Clio Barnard mixes documentary and theatre in 'The Arbor'
Dave Calhoun sees this first-time British director as a major new talent
It doesn’t take long for the unease to set in while watching Clio Barnard’s extraordinary ‘The Arbor’. Barnard’s film returns us to the Buttershaw Estate in Bradford, where the teen playwright Andrea Dunbar wrote ‘The Arbor’ in the late 1970s and later set ‘Rita, Sue and Bob Too’. Barnard’s film is partly about Dunbar, partly about her legacy and partly about the Buttershaw Estate itself. ‘I grew up near Bradford and knew the place through “Rita, Sue and Bob Too”,’ says Barnard. ‘I have a real affection for the film in a funny way. It reminds me of my youth.’
But it’s not the story of ‘The Arbor’ which makes us uneasy. It’s how Barnard tells it. Her film looks like a documentary: Dunbar’s relatives and friends talk to us from authentic-looking kitchens and living rooms. Yet we soon realise these are actors on location, lip-synching to recordings of the people they’re playing. Also, Barnard’s ‘documentary’ set-ups are not that at all. Some look real, but others are more poetic. One of Dunbar’s daughters recalls the time she and her sister set fire to their bedroom: we see an actress standing, as an adult, in a bedroom with a fire raging behind her. We also see interviews with Dunbar in the early 1980s and witness scenes from the ‘The Arbor’ being re-enacted today on Brafferton Arbor, the bit of the estate where Dunbar lived and set her play.
Fact rubs up against fiction and vice versa. It’s compelling and stimulating, keeping you on your feet but never distancing you from the story at its heart: the difficult life of Dunbar’s daughter Lorraine, who is now 29, the age that her mother died, collapsing in a pub one day in 1990 from a brain haemorrhage.
For Barnard, all this trickery and mixing of styles and approaches is about making clear the limits of reconstruction and recollection. Versions of her technique are common in theatre, but she feels it has a different effect here. ‘I was interested in the aspiration to be authentic,’ she says. ‘Also I’m interested in how if you use a verbatim approach in theatre, it’s documentary, but in film it draws attention to the fact it’s a construct.’

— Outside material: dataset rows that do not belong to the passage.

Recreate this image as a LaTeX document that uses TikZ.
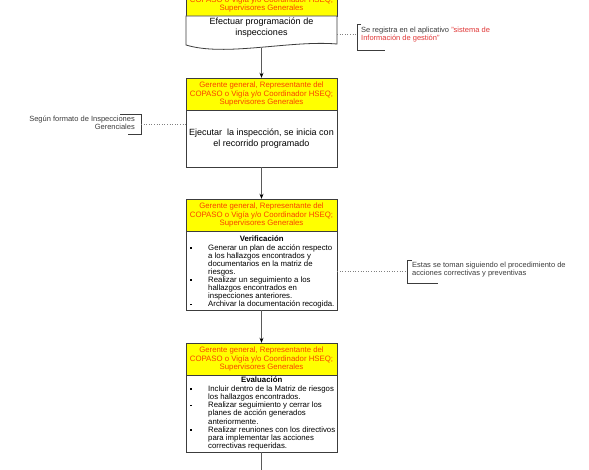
\documentclass[tikz,border=0pt]{standalone}
\usepackage{fontspec}
\setmainfont{Liberation Sans}
\usetikzlibrary{arrows.meta}
\definecolor{hdryellow}{RGB}{255,255,0}
\definecolor{hdrred}{RGB}{250,65,0}
\definecolor{edge}{RGB}{60,60,60}
\definecolor{flowgray}{RGB}{90,90,90}
\definecolor{notegray}{RGB}{60,60,60}
\definecolor{notered}{RGB}{225,55,55}
\newcommand{\lstbul}{\makebox[19pt][l]{\hspace{1pt}\rule[1.6pt]{1.6pt}{1.6pt}}}
\newcommand{\lstind}{\hspace*{19pt}}

\begin{document}
\begin{tikzpicture}[x=1pt, y=-1pt,
  hdr/.style={draw=edge, fill=hdryellow, text=hdrred, minimum width=151pt, minimum height=32pt,
    inner sep=0pt, align=center, font=\fontsize{7.8}{8.6}\selectfont},
  body/.style={draw=edge, fill=white, minimum width=151pt, inner sep=0pt, align=center,
    font=\fontsize{9}{11}\selectfont},
  lst/.style={anchor=north west, align=left, inner sep=0pt, font=\fontsize{7.8}{8.1}\selectfont},
  note/.style={inner sep=0pt, text=notegray, font=\fontsize{7.5}{8}\selectfont},
  flow/.style={draw=flowgray, line width=0.8pt, -{Stealth[length=5pt,width=4pt,black]}},
  link/.style={draw=gray, dotted, line width=0.6pt},
  brace/.style={draw=edge, line width=0.8pt}]
  \clip (0,0) rectangle (589,470);
  \fill[white] (0,0) rectangle (589,470);

  % step 1: programacion
  \node[hdr] (hdr1) at (261.5,0) {Gerente general, Representante del\\COPASO o Vigía y/o Coordinador HSEQ;\\Supervisores Generales};
  \draw[edge, fill=white, line width=0.8pt] (186,16) -- (186,45) .. controls (225,57) and (290,40) .. (337,44) -- (337,16) -- cycle;
  \node[body, draw=none, fill=none] (doc1) at (261.5,28) {Efectuar programación de\\inspecciones};
  \coordinate (doc1s) at (261.5,48);
  \coordinate (doc1e) at (337,34);

  % step 2: ejecucion
  \node[hdr] (hdr2) at (261.5,94) {Gerente general, Representante del\\COPASO o Vigía y/o Coordinador HSEQ;\\Supervisores Generales};
  \node[body, minimum height=57pt] (box2) at (261.5,138.5) {Ejecutar\ \ la inspección, se inicia con\\el recorrido programado};

  % step 3: verificacion
  \node[hdr] (hdr3) at (261.5,215) {Gerente general, Representante del\\COPASO o Vigía y/o Coordinador HSEQ;\\Supervisores Generales};
  \node[body, minimum height=79pt] (box3) at (261.5,270.5) {};
  \node[lst] (list3) at (189,234) {\rule{0pt}{7pt}\makebox[145pt]{\bfseries Verificación}\\[0.8pt]
    \lstbul Generar un plan de acción respecto\\
    \lstind a los hallazgos encontrados y\\
    \lstind documentarios en la matriz de\\
    \lstind riesgos.\\
    \lstbul Realizar un seguimiento a los\\
    \lstind hallazgos encontrados en\\
    \lstind inspecciones anteriores.\\
    \lstbul Archivar la documentación recogida.};

  % step 4: evaluacion
  \node[hdr] (hdr4) at (261.5,359) {Gerente general, Representante del\\COPASO o Vigía y/o Coordinador HSEQ;\\Supervisores Generales};
  \node[body, minimum height=77pt] (box4) at (261.5,413.5) {};
  \node[lst] (list4) at (189,375.5) {\rule{0pt}{7pt}\makebox[145pt]{\bfseries Evaluación}\\[0.8pt]
    \lstbul Incluir dentro de la Matriz de riesgos\\
    \lstind los hallazgos encontrados.\\
    \lstbul Realizar seguimiento y cerrar los\\
    \lstind planes de acción generados\\
    \lstind anteriormente.\\
    \lstbul Realizar reuniones con los directivos\\
    \lstind para implementar las acciones\\
    \lstind correctivas requeridas.};
  \coordinate (next) at (261.5,475);

  % flow
  \draw[flow] (doc1s) -- (hdr2.north);
  \draw[flow] (box2.south) -- (hdr3.north);
  \draw[flow] (box3.south) -- (hdr4.north);
  \draw[draw=flowgray, line width=0.8pt] (box4.south) -- (next);

  % annotations
  \node[note, anchor=west, align=left] (note1) at (361,35) {Se registra en el aplicativo \textcolor{notered}{"sistema de}\\\textcolor{notered}{Información de gestión"}};
  \draw[brace] (361,24) -- (357,24) -- (357,50) -- (385,50);
  \coordinate (brk1) at (357,34);
  \draw[link] (doc1e) -- (brk1);

  \node[note, anchor=east, align=right] (note2) at (135,123) {Según formato de Inspecciones\\Gerenciales};
  \draw[brace] (120,114) -- (141,114) -- (141,134) -- (128,134);
  \coordinate (brk2) at (141,124);
  \draw[link] (brk2) -- (box2.west |- brk2);

  \node[note, anchor=west, align=left] (note3) at (412,270) {Estas se toman siguiendo el procedimiento de\\acciones correctivas y preventivas};
  \draw[brace] (412,260) -- (407,260) -- (407,283) -- (438,283);
  \coordinate (brk3) at (407,271);
  \draw[link] (box3.east |- brk3) -- (brk3);
\end{tikzpicture}
\end{document}
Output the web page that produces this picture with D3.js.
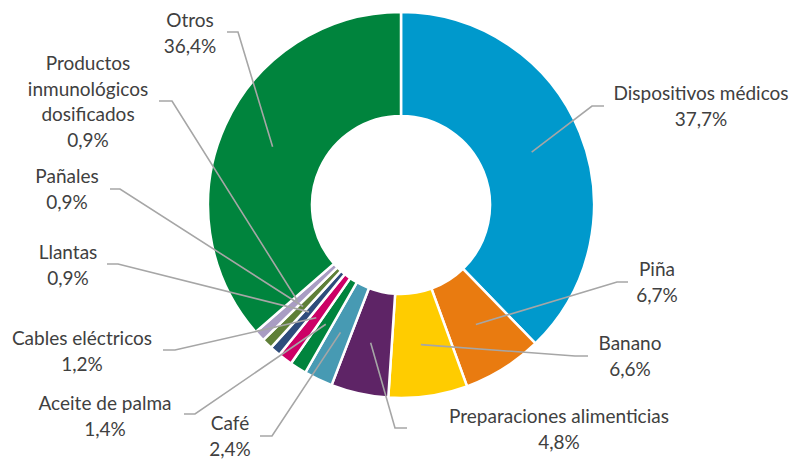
<!DOCTYPE html>
<html>
<head>
<meta charset="utf-8">
<script src="https://cdn.jsdelivr.net/npm/d3@7"></script>
<style>
  html, body { margin: 0; padding: 0; background: #ffffff; }
  svg { display: block; }
</style>
</head>
<body>
<svg id="chart" width="793" height="460"></svg>
<script>
// ---- data ----
const categories = [
  "Dispositivos médicos", "Piña", "Banano", "Preparaciones alimenticias",
  "Café", "Aceite de palma", "Cables eléctricos", "Llantas", "Pañales",
  "Productos inmunológicos dosificados", "Otros"
];
const values = [37.7, 6.7, 6.6, 4.8, 2.4, 1.4, 1.2, 0.9, 0.9, 0.9, 36.4];
const valueLabels = ["37,7%", "6,7%", "6,6%", "4,8%", "2,4%", "1,4%", "1,2%", "0,9%", "0,9%", "0,9%", "36,4%"];
const colors = ["#0099CC", "#E97B10", "#FFCC00", "#5E2466", "#479AB3", "#00843D",
                "#CC0066", "#2E4C7C", "#5F7F38", "#A99DC3", "#00843D"];
// label text wrapping (lines of the category name)
const nameLines = [
  ["Dispositivos médicos"], ["Piña"], ["Banano"], ["Preparaciones alimenticias"],
  ["Café"], ["Aceite de palma"], ["Cables eléctricos"], ["Llantas"], ["Pañales"],
  ["Productos", "inmunológicos", "dosificados"], ["Otros"]
];
// ---- layout (label anchor: text center x, first baseline y; leader elbow) ----
const labelPos = [
  [701, 100], [657, 276], [630, 350], [559, 423], [230, 430], [105, 410],
  [82, 345], [68, 259], [67, 183], [88, 70], [190, 27]
];
const leaderElbow = [
  [[604, 106], [592, 106]], [[628, 282], [617, 282]], [[588, 356], [575, 356]],
  [[407, 428], [395, 428]], [[260, 436], [272, 436]], [[184, 414], [195, 414]],
  [[163, 350], [175, 350]], [[107, 264], [118, 264]], [[110, 189], [120, 189]],
  [[159, 101], [172, 101]], [[227, 32], [238, 32]]
];

const cx = 401, cy = 205, outerR = 193, innerR = 89;
const lineH = 25.5;

const svg = d3.select("#chart");
const g = svg.append("g").attr("transform", `translate(${cx},${cy})`);

const data = categories.map((c, i) => ({ name: c, value: values[i], i }));
const pie = d3.pie().value(d => d.value).sort(null).startAngle(0).endAngle(2 * Math.PI);
const arcs = pie(data);
const arc = d3.arc().innerRadius(innerR).outerRadius(outerR);

g.selectAll("path.slice")
  .data(arcs)
  .join("path")
  .attr("class", "slice")
  .attr("d", arc)
  .attr("fill", d => colors[d.data.i])
  .attr("stroke", "#ffffff")
  .attr("stroke-width", 2.5)
  .attr("stroke-linejoin", "miter");

// leader lines
g.selectAll("polyline.leader")
  .data(arcs)
  .join("polyline")
  .attr("class", "leader")
  .attr("fill", "none")
  .attr("stroke", "#A6A6A6")
  .attr("stroke-width", 1.6)
  .attr("points", d => {
    const c = arc.centroid(d);
    const e = leaderElbow[d.data.i];
    return [[e[0][0] - cx, e[0][1] - cy], [e[1][0] - cx, e[1][1] - cy], c]
      .map(p => p.join(",")).join(" ");
  });

// labels
const lbl = svg.selectAll("text.lbl")
  .data(arcs)
  .join("text")
  .attr("class", "lbl")
  .attr("text-anchor", "middle")
  .attr("font-family", "Lato, 'Open Sans', sans-serif")
  .attr("font-size", 19)
  .attr("fill", "#404040");

lbl.each(function(d) {
  const t = d3.select(this);
  const [x, y] = labelPos[d.data.i];
  const lines = nameLines[d.data.i].concat([valueLabels[d.data.i]]);
  lines.forEach((s, k) => {
    t.append("tspan").attr("x", x).attr("y", y + k * lineH).text(s);
  });
});
</script>
</body>
</html>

Barnard is an artist and filmmaker whose short films have been shown in galleries and at festivals. This is her first feature. She also teaches film studies at the University of Kent, which throws light on the rigour of ‘The Arbor’. She cites British director Penny Woolcock and American documentarist Errol Morris as inspirations. ‘Especially what he said about direct cinema and its failings in terms of its claims of truth. You can’t pretend the camera’s not there.’